The Story of a Love

This is the story of a real romance, between a man and a woman, seen solely from the perspective of the man. The story is reported live, as it happens. The outcome is not clear - could go either way. If you are here the first time, the blog should be read from the end, to get the "whole story" in the right timeline sequence.

Wednesday, March 15, 2006

The 2nd meeting!

In the morning we sent each other a few mails back and forth. I confirm to her that I believe a friendship between man and woman can be possible. In fact, I really do have two very nice real friendships with women going on, so I am not making up this "change of mind". But in reality, I still think that these friendships are the exception. we men are not "wired" for friendships with women, and usually those end up in big misunderstandings.

But I am willing to give it a try - this is my only chance to stay connected to her, and I still believe, feel that I am strongly in love with her. I do not want to loose her. So I would now agree to anything.

Why am I in love? That is somehow the wrong question. There are many reasons: she is exactly my "type", from appearance. But she is also "my type" from character. Never did I have such an easy communication with anyone, such an immediate back-and-forth of thoughts. She has humour, is intelligent, compassionate. I have never seen or found a woman who is so close to how I always imagined an ideal woman. I do not know much of her actually, I don't know what type of chocolate she likes, I don't know her actual interests in daily life, but somehow all this is not important to me. I know her deeply inside, know how she feels, know what makes her happy, at least in an abstract sense. I know that we two would be extremely happy together...

So I am very glad that she accepted the invitation to that special event today. I gave a talk, she was in the audience. Somehow that gave me enormous confidence, and the event went very well. There were many guests, and I did not have time to attend to her much. But this was our first meeting after all these emails and SMS. As I saw her again, coming into the room filled with other people, my heart almost stopped. But I composed myself well, although it was pounding like crazy. We slowly moved towards each other, made eye contact. The first handshake with her, after the very first contact more than 2 weeks ago. She smiled friendly and warmly, and as I looked into her eyes, I almost got lost in them. My colleagues around must have noticed. A few words, nothing serious, just small talk, but the handshake is firm and from the heart. I had forgotten how her face looks, through all that electronic communication. I had not realised that she is slightly taller than me - or does she have high heels?

Her voice is so sweet and soft, as we exchange a few banalities, for the people around us. I could listen to her voice endlessly.

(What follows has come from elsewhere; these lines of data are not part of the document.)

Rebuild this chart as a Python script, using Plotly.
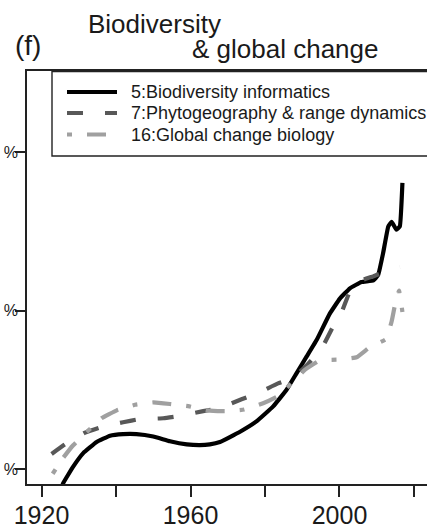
import plotly.graph_objects as go

# ---- data ----
series_names = ["5:Biodiversity informatics",
                "7:Phytogeography & range dynamics",
                "16:Global change biology"]

years5 = [1925.0, 1925.8, 1928.5, 1931.2, 1934.8, 1938.4, 1941.9, 1945.5, 1950.0,
          1954.5, 1959.0, 1962.5, 1965.2, 1967.9, 1973.3, 1977.7, 1982.2, 1985.8,
          1988.5, 1991.2, 1993.9, 1997.4, 2000.1, 2002.8, 2005.9, 2009.1, 2010.4,
          2011.7, 2013.1, 2014.0, 2015.3, 2016.2, 2016.9]
vals5 = [1.70, 1.82, 2.03, 2.20, 2.34, 2.42, 2.44, 2.44, 2.41,
         2.35, 2.31, 2.30, 2.31, 2.34, 2.47, 2.60, 2.79, 3.00,
         3.21, 3.42, 3.63, 3.96, 4.15, 4.28, 4.36, 4.38, 4.45,
         4.72, 5.06, 5.12, 5.02, 5.06, 5.61]

years7 = [1922.7, 1926.3, 1931.7, 1936.1, 1941.9, 1946.4, 1952.7, 1957.2, 1963.4,
          1967.9, 1973.7, 1978.2, 1983.5, 1987.6, 1991.2, 1995.2, 1998.3, 2000.6,
          2002.8, 2005.9, 2009.0, 2012.2, 2016.2]
vals7 = [2.19, 2.31, 2.46, 2.53, 2.59, 2.63, 2.64, 2.67, 2.73,
         2.77, 2.88, 2.96, 3.08, 3.15, 3.31, 3.52, 3.80, 3.98,
         4.24, 4.38, 4.43, 4.49, 4.55]

years16 = [1923.0, 1925.8, 1928.5, 1936.1, 1940.2, 1945.1, 1950.0, 1954.5, 1959.7,
           1964.3, 1969.2, 1974.4, 1979.5, 1983.5, 1990.7, 1994.7, 1999.7, 2004.6,
           2008.2, 2012.5, 2014.0, 2014.9, 2016.0, 2016.9]
vals16 = [1.94, 2.14, 2.30, 2.64, 2.74, 2.81, 2.84, 2.82, 2.79,
          2.74, 2.73, 2.75, 2.83, 2.92, 3.25, 3.37, 3.38, 3.41,
          3.54, 3.64, 3.86, 4.07, 4.25, 3.98]

x_tickvals = [1920, 1940, 1960, 1980, 2000, 2020]
x_ticktext = ["1920", "", "1960", "", "2000", ""]
y_tickvals = [2, 4, 6]
y_ticktext = ["%", "%", "%"]   # only the "%" of the y labels is visible in the panel

title_line1 = "Biodiversity"
title_line2 = "& global change"
panel_label = "(f)"

# ---- styling ----
FONT = "Liberation Sans, Arial, Helvetica, sans-serif"
TXT = "#1a1a1a"
W, H = 427, 529
ML, MR, MT, MB = 27, 0, 71, 45
PW, PH = W - ML - MR, H - MT - MB

def px2paper_x(px):
    return (px - ML) / PW

def px2paper_y(py):
    return (H - MB - py) / PH

styles = [
    dict(color="#000000", width=4.2, dash="solid"),
    dict(color="#585858", width=4.2, dash="16px,22px"),
    dict(color="#a0a0a0", width=4.2, dash="5px,15px,19px,15px"),
]

fig = go.Figure()
for name, xs, ys, st in zip(series_names, [years5, years7, years16],
                            [vals5, vals7, vals16], styles):
    fig.add_trace(go.Scatter(x=xs, y=ys, mode="lines", name=name,
                             line=dict(color=st["color"], width=st["width"],
                                       dash=st["dash"], shape="spline", smoothing=0.3),
                             showlegend=False))

# custom legend (box flush with plot top, extending past right edge)
shapes = [dict(type="rect", xref="paper", yref="paper",
               x0=px2paper_x(52), x1=px2paper_x(460),
               y0=px2paper_y(156), y1=px2paper_y(71.5),
               line=dict(color="#222", width=1.4), fillcolor="white", layer="above")]
annotations = []
leg_y = [92, 113, 134.5]
for name, st, yy in zip(series_names, styles, leg_y):
    shapes.append(dict(type="line", xref="paper", yref="paper",
                       x0=px2paper_x(67), x1=px2paper_x(117),
                       y0=px2paper_y(yy), y1=px2paper_y(yy),
                       line=dict(color=st["color"], width=st["width"], dash=st["dash"]),
                       layer="above"))
    annotations.append(dict(text=name, xref="paper", yref="paper",
                            x=px2paper_x(129), y=px2paper_y(yy),
                            xanchor="left", yanchor="middle", showarrow=False,
                            font=dict(family=FONT, size=18, color=TXT)))

# titles
annotations += [
    dict(text=title_line1, xref="paper", yref="paper", x=px2paper_x(86),
         y=px2paper_y(24), xanchor="left", yanchor="middle", showarrow=False,
         font=dict(family=FONT, size=26, color=TXT)),
    dict(text=title_line2, xref="paper", yref="paper", x=px2paper_x(190),
         y=px2paper_y(49), xanchor="left", yanchor="middle", showarrow=False,
         font=dict(family=FONT, size=26, color=TXT)),
    dict(text=panel_label, xref="paper", yref="paper", x=px2paper_x(13),
         y=px2paper_y(45), xanchor="left", yanchor="middle", showarrow=False,
         font=dict(family=FONT, size=28, color=TXT)),
]

fig.update_layout(
    width=W, height=H, template="none",
    margin=dict(l=ML, r=MR, t=MT, b=MB, pad=0),
    paper_bgcolor="white", plot_bgcolor="white",
    shapes=shapes, annotations=annotations, showlegend=False,
    xaxis=dict(range=[1916.1, 2023.5], tickvals=x_tickvals, ticktext=x_ticktext,
               showgrid=False, zeroline=False, showline=True, mirror=True,
               linecolor="#222", linewidth=1.6, ticks="outside", ticklen=11,
               tickwidth=1.6, tickcolor="#222", automargin=False,
               ticklabelstandoff=-3,
               tickfont=dict(family=FONT, size=25, color=TXT)),
    yaxis=dict(range=[1.8107, 7.022], tickvals=y_tickvals, ticktext=y_ticktext,
               showgrid=False, zeroline=False, showline=True, mirror=False,
               linecolor="#222", linewidth=1.6, ticks="outside", ticklen=10,
               tickwidth=1.6, tickcolor="#222", automargin=False,
               ticklabelstandoff=-6,
               tickfont=dict(family=FONT, size=16, color=TXT)),
)

fig.write_html("out.html")
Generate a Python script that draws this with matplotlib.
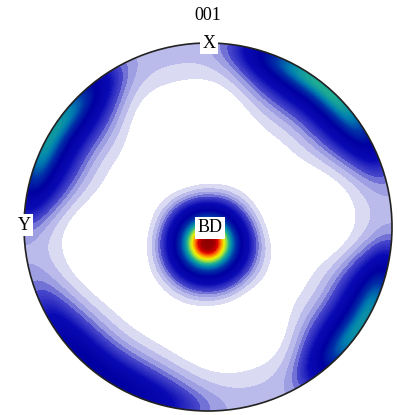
import numpy as np
import matplotlib
matplotlib.use('Agg')
import matplotlib.pyplot as plt
from matplotlib.colors import LinearSegmentedColormap, Normalize
from matplotlib.patches import Circle

# 001 pole figure, BD at the centre, X up, Y left
# central peak (degrees / mrd)
center_tilt = 10
center_azimuth = 180
center_height = 10.0
center_width = 14.5

# weak ring all round the rim
ring_tilt = 90
ring_height = 0.8
ring_width = 11

# four lobes along the rim (azimuth counted from X towards Y)
rim_azimuth = [59, 144, 238, 320]
rim_tilt = [89, 89, 89, 89]
rim_height = [5.7, 3.0, 5.6, 6.0]
rim_width_tilt = [7, 7, 7, 7]
rim_width_azimuth = [18.5, 23, 17, 20.5]

title = '001'
labels = ['X', 'Y', 'BD']

plt.rcParams['font.family'] = ['Liberation Serif', 'DejaVu Serif']


def unit_vec(tilt, azim):
    """direction vector from tilt / azimuth in degrees"""
    t = np.radians(tilt)
    a = np.radians(azim)
    return np.sin(t) * np.cos(a), np.sin(t) * np.sin(a), np.cos(t)


def density(x, y):
    """pole density on the stereographic disk"""
    r = np.hypot(x, y)
    tilt = 2 * np.degrees(np.arctan(r))
    azim = np.degrees(np.arctan2(-x, y))

    vx, vy, vz = unit_vec(tilt, azim)
    cx, cy, cz = unit_vec(center_tilt, center_azimuth)
    dist = np.degrees(np.arccos(np.clip(vx * cx + vy * cy + vz * cz, -1, 1)))
    f = center_height * np.exp(-0.5 * (dist / center_width) ** 2)
    f = f + ring_height * np.exp(-0.5 * ((tilt - ring_tilt) / ring_width) ** 2)

    # lobes: heavy tail across the rim, flat-ish along it
    for a, t, h, wt, wa in zip(rim_azimuth, rim_tilt, rim_height,
                               rim_width_tilt, rim_width_azimuth):
        da = (azim - a + 180) % 360 - 180
        across = 1 / (1 + ((tilt - t) / wt) ** 2)
        along = np.exp(-0.5 * np.abs(da / wa) ** 3)
        f = f + h * across * along
    return f


def make_cmap(vmax):
    anchors = [(0.0, '#ffffff'), (0.45, '#e4e4f6'), (0.7, '#cacaef'),
               (0.95, '#acace6'), (1.2, '#8c8cdc'), (1.45, '#4848cc'),
               (2.4, '#0a0ab4'), (3.9, '#0000a0'), (5.15, '#0030a8'),
               (6.15, '#0080b0'), (6.9, '#20b090'), (7.6, '#a0e040'),
               (8.1, '#f0f000'), (8.76, '#ff8000'), (9.28, '#e00000'),
               (9.75, '#a00000'), (vmax, '#900000')]
    return LinearSegmentedColormap.from_list(
        'whitejet', [(v / vmax, c) for v, c in anchors])


def main():
    fig = plt.figure(figsize=(3.97, 4.15), dpi=100)
    ax = fig.add_axes([24 / 397, 4 / 415, 368 / 397, 368 / 415])
    ax.set_xlim(-1, 1)
    ax.set_ylim(-1, 1)
    ax.axis('off')

    g = np.linspace(-1.02, 1.02, 700)
    xx, yy = np.meshgrid(g, g)
    zz = density(xx, yy)

    vmax = 10.0
    # coarse light bands, then nearly smooth shading
    levels = np.concatenate([[0.45, 0.7, 0.95, 1.2],
                             np.arange(1.45, 10.1, 0.1)])
    cs = ax.contourf(xx, yy, zz, levels=levels, cmap=make_cmap(vmax),
                     norm=Normalize(0, vmax), extend='max')
    clip = Circle((0, 0), 1, transform=ax.transData)
    cs.set_clip_path(clip)

    ax.add_patch(Circle((0, 0), 1, fill=False, ec='#222222', lw=1.2,
                        clip_on=False))

    box = dict(boxstyle='square,pad=0.12', fc='white', ec='none')
    ax.text(0, 1.148, title, ha='center', va='center', fontsize=13,
            clip_on=False)
    ax.text(0.005, 1.0, labels[0], ha='center', va='center', fontsize=13,
            bbox=box, clip_on=False)
    ax.text(-1.0, 0.01, labels[1], ha='center', va='center', fontsize=13,
            bbox=box, clip_on=False)
    ax.text(0.01, -0.005, labels[2], ha='center', va='center', fontsize=13,
            bbox=box, clip_on=False)

    fig.savefig('out.png', dpi=100)


if __name__ == '__main__':
    main()
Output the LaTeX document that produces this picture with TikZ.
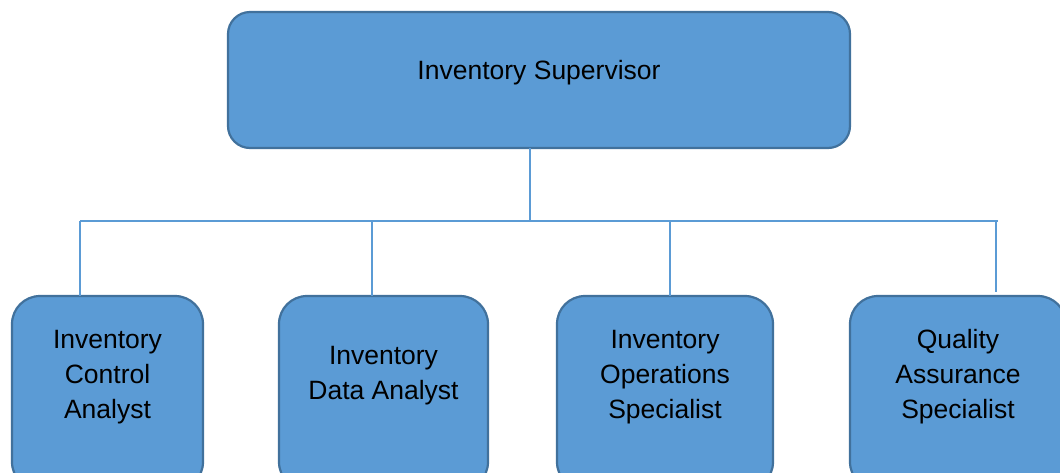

Weird situation. She knows about my love for her. I know that she is in a relationship that she does not want to give up right now. We both have a brief but intense history of email exchanges, of SMS, and of a large misunderstanding which now has been cleared up. And we cannot talk about it, as around us are all these people, officials, colleagues, friends.

I still do not get this "friendship" thing, but I'll work it out.

And so the evening ends on a high note. I finally have met her again, although the circumstances were not ideal.